Tarım ve Ekonomi Üzerindeki Yıkıcı Etkiler
Kuraklığın en doğrudan etkisi tarım sektöründe görülür. Yetersiz su, mahsul veriminde dramatik düşüşlere, hatta tamamen kayıplara neden olur. Hayvancılık da bu durumdan ağır şekilde etkilenir; meralar kurur, hayvan yemi ve suyu temin etmek zorlaşır. Bu üretim kayıpları, zincirleme bir reaksiyonla gıda fiyatlarının artmasına yol açar. Temel gıda maddelerindeki fiyat artışları, enflasyonu tetikler ve hane halklarının satın alma gücünü düşürür. Özellikle düşük gelirli aileler, gelirlerinin büyük bir kısmını gıdaya halamak zorunda kalır, bu da yoksulluğu daha da derinleştirir. Çiftçiler iflasın eşiğine gelir, kırsal alanlardan kentlere göç artar. Tarımsal ihracata dayalı ekonomiler için bu durum cari açığın büyümesi ve ulusal gelirin azalması anlamına gelir. Dolayısıyla kuraklık, mikro ve makro düzeyde ekonomik istikrarı tehdit eden bir unsura dönüşür.

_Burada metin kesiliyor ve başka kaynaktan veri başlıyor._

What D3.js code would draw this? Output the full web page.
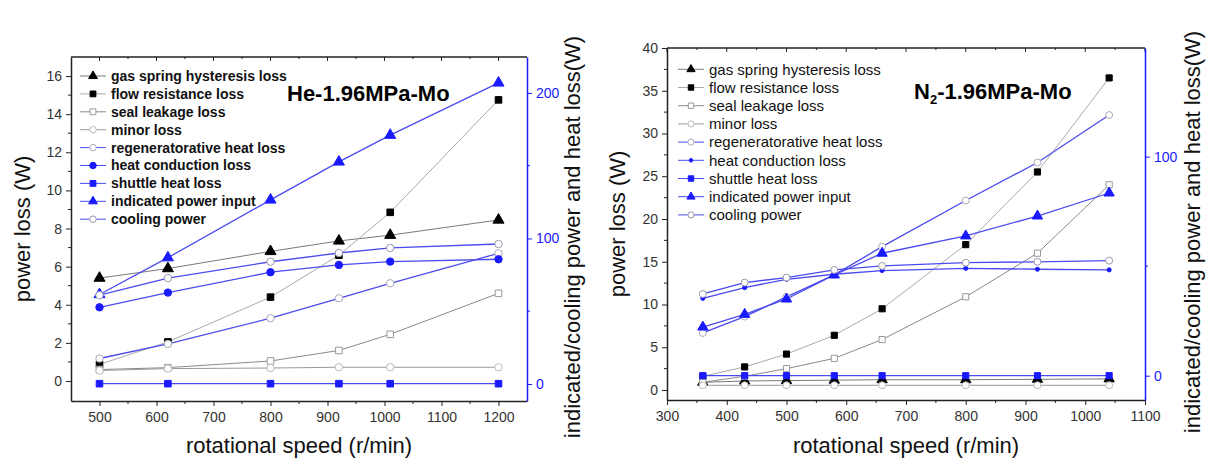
<!DOCTYPE html>
<html>
<head>
<meta charset="utf-8">
<script src="https://cdn.jsdelivr.net/npm/d3@7"></script>
<style>
  body { margin: 0; background: #fff; }
  text { font-family: "Liberation Sans", Arial, sans-serif; }
</style>
</head>
<body>
<script>
const w = 1213
const h = 464

// ---- He panel data ----
const heSpeed = [500, 620, 800, 920, 1010, 1200]
const heGasSpring = [5.4, 5.9, 6.8, 7.35, 7.65, 8.45]
const heFlowRes = [0.87, 2.05, 4.4, 6.6, 8.85, 14.75]
const heSealLeak = [0.6, 0.7, 1.05, 1.6, 2.45, 4.6]
const heMinor = [0.55, 0.65, 0.68, 0.72, 0.72, 0.72]
const heRegen = [17.5, 27.5, 45.2, 58.9, 69.2, 89.8]
const heConduction = [52.7, 62.8, 76.8, 81.8, 84.1, 85.7]
const heShuttle = [0.2, 0.2, 0.2, 0.2, 0.2, 0.2]
const heIndicated = [61.5, 86.8, 126.5, 152.6, 171, 206.9]
const heCooling = [61, 72.8, 84, 90, 93.5, 96.2]

// ---- N2 panel data ----
const n2Speed = [360, 430, 500, 580, 660, 800, 920, 1040]
const n2GasSpring = [0.9, 1.05, 1.1, 1.15, 1.2, 1.2, 1.25, 1.3]
const n2FlowRes = [1.6, 2.7, 4.2, 6.4, 9.5, 17.0, 25.5, 36.5]
const n2SealLeak = [0.9, 1.6, 2.5, 3.7, 5.9, 10.9, 16.0, 24.0]
const n2Minor = [0.55, 0.55, 0.55, 0.55, 0.55, 0.55, 0.55, 0.55]
const n2Regen = [19.5, 27, 36, 46, 58.9, 80, 97.3, 119]
const n2Conduction = [35.3, 40.2, 44, 46.3, 48, 49, 48.6, 48.3]
const n2Shuttle = [0, 0, 0, 0, 0, 0, 0, 0]
const n2Indicated = [22.2, 28, 35, 46, 55.9, 63.8, 72.9, 83.4]
const n2Cooling = [37.3, 42.5, 44.8, 48.3, 50.1, 51.6, 52, 52.5]

const legendNames = ['gas spring hysteresis loss', 'flow resistance loss', 'seal leakage loss', 'minor loss',
    'regeneratorative heat loss', 'heat conduction loss', 'shuttle heat loss', 'indicated power input', 'cooling power']

const heXTicks = [500, 600, 700, 800, 900, 1000, 1100, 1200]
const heYTicks = [0, 2, 4, 6, 8, 10, 12, 14, 16]
const heY2Ticks = [0, 100, 200]
const n2XTicks = [300, 400, 500, 600, 700, 800, 900, 1000, 1100]
const n2YTicks = [0, 5, 10, 15, 20, 25, 30, 35, 40]
const n2Y2Ticks = [0, 100]

const blue = '#1a1aff'
const blueLine = '#4b4bf0'

// marker styles per series, same order as legendNames
const styles = [
    {sym: d3.symbolTriangle, fill: '#000', stroke: '#000', line: '#7a7a7a', axis: 'y'},
    {sym: d3.symbolSquare, fill: '#000', stroke: '#000', line: '#aaaaaa', axis: 'y'},
    {sym: d3.symbolSquare, fill: '#fff', stroke: '#999', line: '#8a8a8a', axis: 'y'},
    {sym: d3.symbolCircle, fill: '#fff', stroke: '#bbb', line: '#9a9a9a', axis: 'y'},
    {sym: d3.symbolCircle, fill: '#fff', stroke: '#aab', line: blueLine, axis: 'y2'},
    {sym: d3.symbolCircle, fill: blue, stroke: blue, line: blueLine, axis: 'y2'},
    {sym: d3.symbolSquare, fill: blue, stroke: blue, line: blueLine, axis: 'y2'},
    {sym: d3.symbolTriangle, fill: blue, stroke: blue, line: blueLine, axis: 'y2'},
    {sym: d3.symbolCircle, fill: '#fff', stroke: '#99a', line: blueLine, axis: 'y2'}
]

const svg = d3.select('body').append('svg')
    .attr('width', w)
    .attr('height', h)

function drawPanel(p) {
    const x = d3.scaleLinear().domain(p.xDomain).range([p.left, p.right])
    const y = d3.scaleLinear().domain(p.yDomain).range([p.bottom, p.top])
    const y2 = d3.scaleLinear().domain(p.y2Domain).range([p.bottom, p.top])
    const g = svg.append('g')
    const fmt = d3.format('d')

    // frame
    g.append('line').attr('x1', p.left).attr('x2', p.right).attr('y1', p.top).attr('y2', p.top)
        .attr('stroke', '#222').attr('stroke-width', 1.3)

    // bottom axis
    const xAxis = g.append('g').attr('transform', 'translate(0,' + p.bottom + ')')
        .call(d3.axisBottom(x).tickValues(p.xTicks).tickFormat(fmt).tickSize(5).tickSizeOuter(0).tickPadding(6))
    xAxis.select('.domain').attr('stroke', '#222').attr('stroke-width', 1.5)
    xAxis.selectAll('.tick line').attr('stroke', '#222')
    xAxis.selectAll('text').attr('font-size', 14).attr('fill', '#333')
    const xMinor = p.xTicks.map(function (t) { return t + 50 }).filter(function (t) { return t < p.xDomain[1] })
    g.selectAll(null).data(xMinor).enter().append('line')
        .attr('x1', function (d) { return x(d) }).attr('x2', function (d) { return x(d) })
        .attr('y1', p.bottom).attr('y2', p.bottom + 3).attr('stroke', '#222')
    // top ticks, inward
    g.selectAll(null).data(p.xTicks.concat(xMinor)).enter().append('line')
        .attr('x1', function (d) { return x(d) }).attr('x2', function (d) { return x(d) })
        .attr('y1', p.top).attr('y2', function (d) { return p.xTicks.indexOf(d) >= 0 ? p.top + 4 : p.top + 2 })
        .attr('stroke', '#222')

    // left axis
    const yAxis = g.append('g').attr('transform', 'translate(' + p.left + ',0)')
        .call(d3.axisLeft(y).tickValues(p.yTicks).tickFormat(fmt).tickSize(5).tickSizeOuter(0).tickPadding(4))
    yAxis.select('.domain').attr('stroke', '#222').attr('stroke-width', 1.5)
    yAxis.selectAll('.tick line').attr('stroke', '#222')
    yAxis.selectAll('text').attr('font-size', 14).attr('fill', '#333')
    const yStep = p.yTicks[1] - p.yTicks[0]
    const yMinor = p.yTicks.map(function (t) { return t + yStep / 2 }).filter(function (t) { return t < p.yDomain[1] })
    g.selectAll(null).data(yMinor).enter().append('line')
        .attr('x1', p.left - 3).attr('x2', p.left)
        .attr('y1', function (d) { return y(d) }).attr('y2', function (d) { return y(d) })
        .attr('stroke', '#222')

    // right axis (blue)
    const y2Axis = g.append('g').attr('transform', 'translate(' + p.right + ',0)')
        .call(d3.axisRight(y2).tickValues(p.y2Ticks).tickFormat(fmt).tickSize(5).tickSizeOuter(0).tickPadding(4))
    y2Axis.select('.domain').attr('stroke', blue).attr('stroke-width', 1.5)
    y2Axis.selectAll('.tick line').attr('stroke', blue)
    y2Axis.selectAll('text').attr('font-size', 14).attr('fill', blue)
    const y2Minor = p.y2Ticks.map(function (t) { return t + 50 }).filter(function (t) { return t < p.y2Domain[1] })
    g.selectAll(null).data(y2Minor).enter().append('line')
        .attr('x1', p.right).attr('x2', p.right + 3)
        .attr('y1', function (d) { return y2(d) }).attr('y2', function (d) { return y2(d) })
        .attr('stroke', blue)

    // series
    for (let i = 0; i < p.series.length; i++) {
        const s = styles[i]
        const sc = s.axis === 'y' ? y : y2
        const pts = p.speed.map(function (v, j) { return [x(v), sc(p.series[i][j])] })
        g.append('path')
            .attr('d', d3.line()(pts))
            .attr('fill', 'none')
            .attr('stroke', s.line)
            .attr('stroke-width', s.axis === 'y' ? 1 : 1.3)
        g.selectAll(null).data(pts).enter().append('path')
            .attr('transform', function (d) { return 'translate(' + d[0] + ',' + d[1] + ')' })
            .attr('d', d3.symbol().type(s.sym).size(p.markerSize * (s.sym === d3.symbolTriangle ? 1.1 : 0.9) * (i === 5 && p.smallDot ? 0.35 : 1)))
            .attr('fill', s.fill)
            .attr('stroke', s.stroke)
            .attr('stroke-width', 1)
    }

    // legend
    const lg = g.append('g')
    legendNames.forEach(function (name, i) {
        const s = styles[i]
        const ly = p.legendTop + i * p.legendStep
        lg.append('line').attr('x1', p.legendX).attr('x2', p.legendX + 26)
            .attr('y1', ly).attr('y2', ly).attr('stroke', s.line).attr('stroke-width', 1)
        lg.append('path')
            .attr('transform', 'translate(' + (p.legendX + 13) + ',' + ly + ')')
            .attr('d', d3.symbol().type(s.sym).size(p.markerSize * 0.7 * (i === 5 && p.smallDot ? 0.35 : 1)))
            .attr('fill', s.fill).attr('stroke', s.stroke)
        lg.append('text').attr('x', p.legendX + 31).attr('y', ly).attr('dy', '0.35em')
            .attr('font-size', p.legendFont).attr('font-weight', p.legendBold ? 'bold' : 'normal')
            .attr('fill', '#111').text(name)
    })

    // title
    const t = g.append('text').attr('x', p.titleX).attr('y', p.titleY)
        .attr('font-size', 22).attr('font-weight', 'bold').attr('fill', '#000')
    p.title.forEach(function (part) {
        const ts = t.append('tspan').text(part.text)
        if (part.sub) ts.attr('font-size', 13).attr('dy', 5)
        else if (part.after) ts.attr('dy', -5)
    })

    // axis titles
    g.append('text').attr('x', (p.left + p.right) / 2).attr('y', 453)
        .attr('text-anchor', 'middle').attr('font-size', 22).attr('fill', '#111')
        .text('rotational speed (r/min)')
    g.append('text').attr('transform', 'translate(' + p.yLabelX + ',' + ((p.top + p.bottom) / 2) + ') rotate(-90)')
        .attr('text-anchor', 'middle').attr('font-size', 22).attr('fill', '#111')
        .text('power loss (W)')
    g.append('text').attr('transform', 'translate(' + p.y2LabelX + ',' + p.y2LabelY + ') rotate(-90)')
        .attr('text-anchor', 'middle').attr('font-size', 22).attr('fill', '#111')
        .text('indicated/cooling power and heat loss(W)')
}

drawPanel({
    left: 71, right: 527, top: 57, bottom: 401,
    xDomain: [450, 1250], yDomain: [-1.05, 17], y2Domain: [-11.7, 224.7],
    xTicks: heXTicks, yTicks: heYTicks, y2Ticks: heY2Ticks,
    speed: heSpeed,
    series: [heGasSpring, heFlowRes, heSealLeak, heMinor, heRegen, heConduction, heShuttle, heIndicated, heCooling],
    markerSize: 48, smallDot: false,
    legendX: 80, legendTop: 76, legendStep: 17.9, legendFont: 14, legendBold: true,
    title: [{text: 'He-1.96MPa-Mo'}], titleX: 287, titleY: 101,
    yLabelX: 30, y2LabelX: 580, y2LabelY: 237
})

drawPanel({
    left: 667, right: 1145, top: 48, bottom: 400,
    xDomain: [300, 1100], yDomain: [-1.17, 40], y2Domain: [-11.1, 149.6],
    xTicks: n2XTicks, yTicks: n2YTicks, y2Ticks: n2Y2Ticks,
    speed: n2Speed,
    series: [n2GasSpring, n2FlowRes, n2SealLeak, n2Minor, n2Regen, n2Conduction, n2Shuttle, n2Indicated, n2Cooling],
    markerSize: 42, smallDot: true,
    legendX: 678, legendTop: 69.3, legendStep: 18.2, legendFont: 15, legendBold: false,
    title: [{text: 'N'}, {text: '2', sub: true}, {text: '-1.96MPa-Mo', after: true}], titleX: 914, titleY: 99,
    yLabelX: 625, y2LabelX: 1200, y2LabelY: 232
})
</script>
</body>
</html>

Sürdürülebilir Çözümler ve Geleceğe Bakış
Bu krizi aşmak için acilen sürdürülebilir ve kapsamlı stratejiler benimsemek gerekmektedir. Öncelikle, su kaynaklarının verimli kullanımı esastır. Damla sulama gibi modern sulama tekniklerinin yaygınlaştırılması, su hasadı sistemlerinin kurulması ve atık suların arıtılarak tarımda yeniden kullanılması hayati önem taşır. İklim olaylarına daha dayanıklı, kuraklığa toleranslı mahsul çeşitlerinin geliştirilmesi ve desteklenmesi gereklidir. Toprak sağlığını iyileştiren organik tarım ve agroekoloji uygulamaları teşvik edilmelidir. Politika düzeyinde ise, çiftçileri suyu verimli kullanmaya ve dayanıklı ürünler ekmeye teşvik eden destek programları hayata geçirilmelidir. Ayrıca, erken uyarı sistemleri güçlendirilmeli, gıda israfı ile mücadele edilmeli ve küresel iş birliği ile iklim değişikliğinin temel nedenleri ele alınmalıdır. Kuraklık ve onun tetiklediği gıda krizi, insanlığın kolektif eylem gerektiren en acil sorunlarından biridir. Bu, sadece çiftçileri veya belirli bölgeleri ilgilendiren bir mesele olmaktan çıkmıştır. Kuraklığın etkileri, gıda fiyatları ve tedarik zincirleri aracılığıyla herkesin kapısına dayanmaktadır. Geleceği güvence altına almak için, mevcut tarım ve su yönetimi uygulamalarımızı kökten değiştirmek, doğa ile uyum içinde yaşamayı öğrenmek ve kaynakları daha adil ve akıllıca kullanmak zorundayız. Aksi takdirde, susuzluk ve açlıkla mücadele etmek, önümüzdeki yılların en belirleyici küresel mücadelelerinden biri haline gelecektir.